REMBRANDT HARMENSZ VAN RIJN

1606 Leiden – Amsterdam 1669

Ephraim Bonus, Jewish Physician 1647


etching, engraving, and drypoint; 240 x 177 mm

Bartsch 278, White-Boon second (final) state; Hind 226; The New Hollstein 237 second (final) state

PROVENANCE
Hermann Weber, Bonn (Lugt 1383)
Ferdinand, Prince of Saxe-Coburg and Gotha and King of Portugal (Lugt 968);
his sale, J. M. Heberle, Cologne, November 29ff., 1893 private collection, Frankfurt/Main
C.G. Boerner, Neue Lagerliste 54 (1974), no. 33 (our stock no. 8356)
private collection, Germany

An unusually fine impression in excellent, untreated condition.

Ephraïm Hezekiah Bueno (1599–1665), usually referred to by his Latinized name Bonus, was a physician and writer who came from a Sephardic-Jewish family. He was a renowned doctor and at the same time wrote poems in Spanish. He was also a supporter of the printing house of Samuel Menasseh ben Israel who was Rembrandt’s neighbor on Sint Antoniesbree-straat (today’s Jodenbreestraat) and for whose mystical book Rembrandt etched four illustrative plates in 1655 (Bartsch 36). It might have been Menasseh who introduced the sitter to the artist.

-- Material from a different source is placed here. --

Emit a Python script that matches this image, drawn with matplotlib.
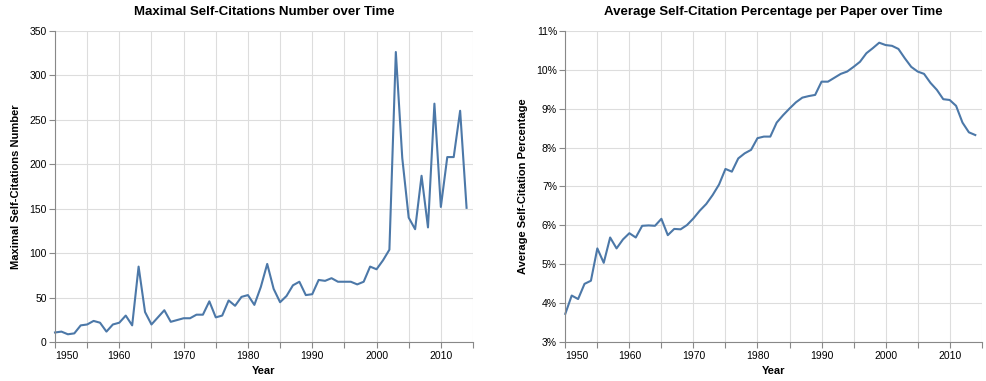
import matplotlib
matplotlib.use("Agg")
import matplotlib.pyplot as plt
from matplotlib.ticker import FixedLocator, FuncFormatter

plt.rcParams['font.family'] = ['Liberation Sans', 'DejaVu Sans']

years = list(range(1950, 2015))

max_self_citations = [
    11, 12, 9, 10, 19, 20, 24, 22, 12, 20,
    22, 30, 19, 85, 34, 20, 28, 36, 23, 25,
    27, 27, 31, 31, 46, 28, 30, 47, 41, 51,
    53, 42, 62, 88, 60, 45, 52, 64, 68, 53,
    54, 70, 69, 72, 68, 68, 68, 65, 68, 85,
    82, 92, 104, 326, 207, 140, 127, 187, 129, 268,
    152, 208, 208, 260, 151,
]

avg_self_citation_pct = [
    3.73, 4.20, 4.11, 4.50, 4.58, 5.41, 5.04, 5.69, 5.41, 5.64,
    5.80, 5.69, 5.99, 6.00, 5.99, 6.17, 5.75, 5.91, 5.90, 6.01,
    6.18, 6.38, 6.55, 6.78, 7.05, 7.45, 7.38, 7.72, 7.85, 7.94,
    8.24, 8.28, 8.28, 8.64, 8.83, 9.00, 9.16, 9.28, 9.32, 9.35,
    9.69, 9.69, 9.79, 9.89, 9.95, 10.07, 10.20, 10.42, 10.55, 10.69,
    10.63, 10.61, 10.53, 10.29, 10.07, 9.95, 9.89, 9.66, 9.48, 9.24,
    9.22, 9.07, 8.64, 8.39, 8.32,
]

x_ticks = list(range(1950, 2016, 5))
x_labels = ['1950', '', '1960', '', '1970', '', '1980', '', '1990', '', '2000', '', '2010', '']

LINE = '#4c78a8'
GRID = '#dddddd'
AXIS = '#888888'


def style_axis(ax, title, ylabel, yticks, yfmt):
    ax.set_xlim(1950, 2015)
    ax.set_ylim(yticks[0], yticks[-1])
    ax.xaxis.set_major_locator(FixedLocator(x_ticks))
    ax.set_xticklabels(x_labels)
    ax.yaxis.set_major_locator(FixedLocator(yticks))
    ax.yaxis.set_major_formatter(FuncFormatter(yfmt))
    ax.grid(True, color=GRID, linewidth=0.8)
    ax.set_axisbelow(True)
    for side in ('top', 'right'):
        ax.spines[side].set_visible(False)
    for side in ('left', 'bottom'):
        ax.spines[side].set_color(AXIS)
        ax.spines[side].set_linewidth(0.8)
    ax.tick_params(axis='both', colors=AXIS, length=4, width=0.8,
                   labelcolor='#000000', labelsize=7.5, pad=2)
    # первая подпись по оси X прижата к левому краю
    ax.get_xticklabels()[0].set_horizontalalignment('left')
    ax.set_title(title, fontsize=9.5, fontweight='bold', pad=11)
    ax.set_xlabel('Year', fontsize=8, fontweight='bold', labelpad=4)
    ax.set_ylabel(ylabel, fontsize=8, fontweight='bold', labelpad=6)


fig = plt.figure(figsize=(9.87, 3.81), dpi=100)
ax1 = fig.add_axes([55 / 987, 0.1016, 418 / 987, 0.818])
ax2 = fig.add_axes([565.3 / 987, 0.1016, 416.4 / 987, 0.818])

ax1.plot(years, max_self_citations, color=LINE, linewidth=1.5, clip_on=False)
style_axis(ax1, 'Maximal Self-Citations Number over Time',
           'Maximal Self-Citations Number',
           list(range(0, 351, 50)), lambda v, p: f'{v:.0f}')

ax2.plot(years, avg_self_citation_pct, color=LINE, linewidth=1.5, clip_on=False)
style_axis(ax2, 'Average Self-Citation Percentage per Paper over Time',
           'Average Self-Citation Percentage',
           list(range(3, 12)), lambda v, p: f'{v:.0f}%')

fig.savefig('out.png', dpi=100)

The imposing portrait print was executed in the same year as Rembrandt’s prints of Jan Asselyn (Bartsch 277) and Jan Six (Bartsch 285). All three have in common that they depict their sitters standing. Whereas Rembrandt often worked directly on the plate, he usually prepared his officially commissioned portrait prints carefully with drawn studies. For the portrait of Doctor Bonus he made an oil sketch on panel of identical size (Bredius 252; Rijksmuseum, Amsterdam). Cliff Ackley calls the print “a virtuoso essay in black on black.” He further writes that “it is one of Rembrandt’s several ‘hand-drawn mezzotints’ from the 1640s, made when the new copper plate process of mezzotint (that used a special tool to achieve continuous tones on a copper plate) was still in its primitive developmental stages. Rembrandt’s deeply textured, velvety symphony of blacks is composed of an unsystematic web of fine strokes of etching, drypoint, and engraving.” The portrait achieves to evoke the presence of the sitter through Rembrandt’s masterful rendering of Bueno’s eyes. “One is, in fact, tempted to characterize this print as the portrait of a pair of eyes—eyes that convey a remarkably vivid and complex sense of interior life” (Ackley in: Rembrandt’s Journey, exhibition catalogue, Boston/Chicago, 2003–04, p. 142).